--- Problem to solve ---
Reproduce all the material exactly, minus any pictures it holds.

----------

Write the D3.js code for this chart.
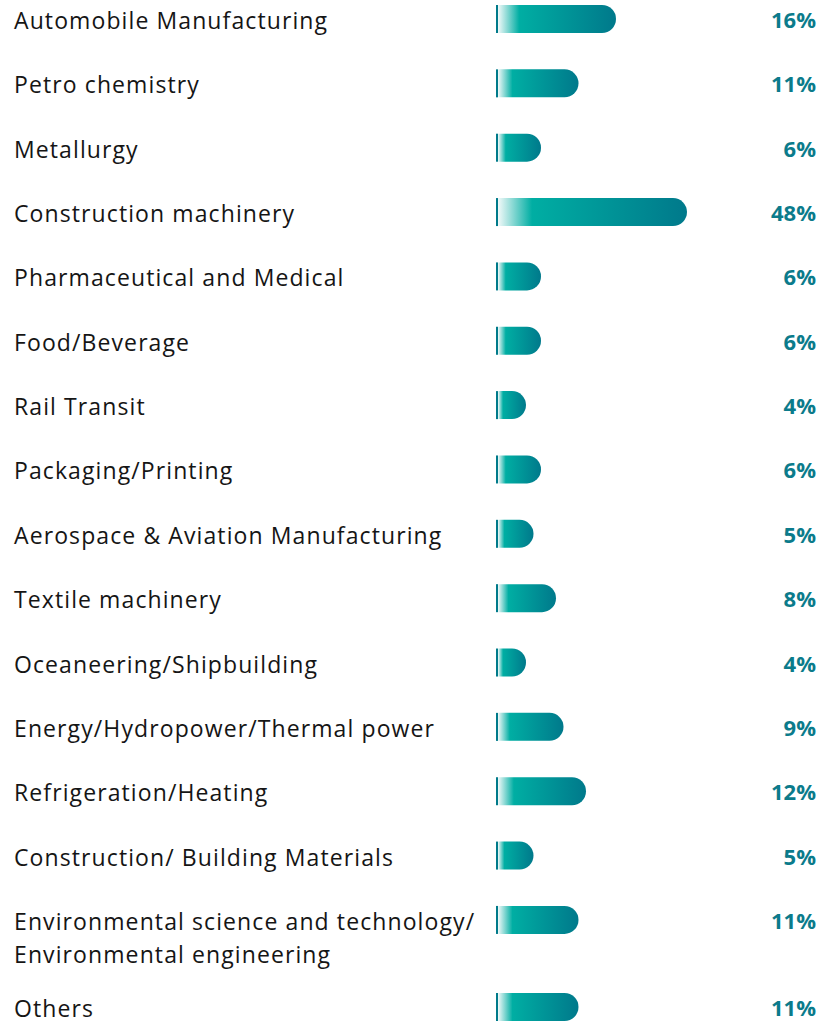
<!DOCTYPE html>
<html>
<head>
<meta charset="utf-8">
<script src="https://cdn.jsdelivr.net/npm/d3@7"></script>
<style>
  body { margin: 0; background: #fff; }
  svg { display: block; }
</style>
</head>
<body>
<div id="chart-area"></div>
<script>
// industries, "\n" marks a line break in the label
const categories = [
    "Automobile Manufacturing",
    "Petro chemistry",
    "Metallurgy",
    "Construction machinery",
    "Pharmaceutical and Medical",
    "Food/Beverage",
    "Rail Transit",
    "Packaging/Printing",
    "Aerospace & Aviation Manufacturing",
    "Textile machinery",
    "Oceaneering/Shipbuilding",
    "Energy/Hydropower/Thermal power",
    "Refrigeration/Heating",
    "Construction/ Building Materials",
    "Environmental science and technology/\nEnvironmental engineering",
    "Others"
];
const shares = [16, 11, 6, 48, 6, 6, 4, 6, 5, 8, 4, 9, 12, 5, 11, 11];

const width = 821, height = 1025;
const barH = 28, r = 14;
const svg = d3.select("#chart-area")
    .append("svg")
    .attr("width", width)
    .attr("height", height);

const grad = svg.append("defs").append("linearGradient")
    .attr("id", "barGrad");
grad.append("stop").attr("offset", "0%").attr("stop-color", "#f2f9f9");
grad.append("stop").attr("offset", "18%").attr("stop-color", "#00aea3");
grad.append("stop").attr("offset", "100%").attr("stop-color", "#00798b");

const rows = categories.map((c, i) => ({ label: c.split("\n"), value: shares[i] }));
// two-line labels take a bit more room
let acc = 0;
rows.forEach(d => { d.pos = acc; acc += d.label.length > 1 ? 1.353 : 1; });

const y = d3.scaleLinear()
    .domain([0, 15.353])
    .range([19, 1007]);

// the chart squeezes the big value, so the scale has a knee at 16%
const x = d3.scaleLinear()
    .domain([0, 16, 48])
    .range([496, 616, 687]);

const g = svg.selectAll("g.row")
    .data(rows)
    .enter()
    .append("g")
    .attr("class", "row")
    .attr("transform", d => "translate(0, " + y(d.pos) + ")");

g.append("rect")
    .attr("x", x(0))
    .attr("y", -barH / 2)
    .attr("width", 2)
    .attr("height", barH)
    .attr("fill", "#007a8a");

g.append("path")
    .attr("d", d => {
        const x0 = x(0) + 2, x1 = x(d.value);
        return "M" + x0 + "," + (-r) + "H" + (x1 - r) +
            "A" + r + "," + r + " 0 0 1 " + (x1 - r) + "," + r +
            "H" + x0 + "Z";
    })
    .attr("fill", "url(#barGrad)");

g.append("text")
    .attr("x", 14)
    .attr("y", 10)
    .attr("font-family", "'Open Sans', sans-serif")
    .attr("font-size", "23px")
    .attr("letter-spacing", "1.1px")
    .attr("fill", "#151515")
    .selectAll("tspan")
    .data(d => d.label)
    .enter()
    .append("tspan")
    .attr("x", 14)
    .attr("dy", (d, i) => i === 0 ? 0 : 33)
    .text(d => d);

g.append("text")
    .attr("x", 816)
    .attr("y", 9)
    .attr("text-anchor", "end")
    .attr("font-family", "'Open Sans', sans-serif")
    .attr("font-size", "22px")
    .attr("font-weight", "bold")
    .attr("fill", "#0b7b8b")
    .text(d => d.value + "%");
</script>
</body>
</html>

----------

--- Solved exercise ---
Write the D3.js code for this chart.
<!DOCTYPE html>
<html>
<head>
<meta charset="utf-8">
<script src="https://cdn.jsdelivr.net/npm/d3@7"></script>
<style>
  body { margin: 0; background: #fff; }
  svg { display: block; }
</style>
</head>
<body>
<div id="chart-area"></div>
<script>
// industries, "\n" marks a line break in the label
const categories = [
    "Automobile Manufacturing",
    "Petro chemistry",
    "Metallurgy",
    "Construction machinery",
    "Pharmaceutical and Medical",
    "Food/Beverage",
    "Rail Transit",
    "Packaging/Printing",
    "Aerospace & Aviation Manufacturing",
    "Textile machinery",
    "Oceaneering/Shipbuilding",
    "Energy/Hydropower/Thermal power",
    "Refrigeration/Heating",
    "Construction/ Building Materials",
    "Environmental science and technology/\nEnvironmental engineering",
    "Others"
];
const shares = [16, 11, 6, 48, 6, 6, 4, 6, 5, 8, 4, 9, 12, 5, 11, 11];

const width = 821, height = 1025;
const barH = 28, r = 14;
const svg = d3.select("#chart-area")
    .append("svg")
    .attr("width", width)
    .attr("height", height);

const grad = svg.append("defs").append("linearGradient")
    .attr("id", "barGrad");
grad.append("stop").attr("offset", "0%").attr("stop-color", "#f2f9f9");
grad.append("stop").attr("offset", "18%").attr("stop-color", "#00aea3");
grad.append("stop").attr("offset", "100%").attr("stop-color", "#00798b");

const rows = categories.map((c, i) => ({ label: c.split("\n"), value: shares[i] }));
// two-line labels take a bit more room
let acc = 0;
rows.forEach(d => { d.pos = acc; acc += d.label.length > 1 ? 1.353 : 1; });

const y = d3.scaleLinear()
    .domain([0, 15.353])
    .range([19, 1007]);

// the chart squeezes the big value, so the scale has a knee at 16%
const x = d3.scaleLinear()
    .domain([0, 16, 48])
    .range([496, 616, 687]);

const g = svg.selectAll("g.row")
    .data(rows)
    .enter()
    .append("g")
    .attr("class", "row")
    .attr("transform", d => "translate(0, " + y(d.pos) + ")");

g.append("rect")
    .attr("x", x(0))
    .attr("y", -barH / 2)
    .attr("width", 2)
    .attr("height", barH)
    .attr("fill", "#007a8a");

g.append("path")
    .attr("d", d => {
        const x0 = x(0) + 2, x1 = x(d.value);
        return "M" + x0 + "," + (-r) + "H" + (x1 - r) +
            "A" + r + "," + r + " 0 0 1 " + (x1 - r) + "," + r +
            "H" + x0 + "Z";
    })
    .attr("fill", "url(#barGrad)");

g.append("text")
    .attr("x", 14)
    .attr("y", 10)
    .attr("font-family", "'Open Sans', sans-serif")
    .attr("font-size", "23px")
    .attr("letter-spacing", "1.1px")
    .attr("fill", "#151515")
    .selectAll("tspan")
    .data(d => d.label)
    .enter()
    .append("tspan")
    .attr("x", 14)
    .attr("dy", (d, i) => i === 0 ? 0 : 33)
    .text(d => d);

g.append("text")
    .attr("x", 816)
    .attr("y", 9)
    .attr("text-anchor", "end")
    .attr("font-family", "'Open Sans', sans-serif")
    .attr("font-size", "22px")
    .attr("font-weight", "bold")
    .attr("fill", "#0b7b8b")
    .text(d => d.value + "%");
</script>
</body>
</html>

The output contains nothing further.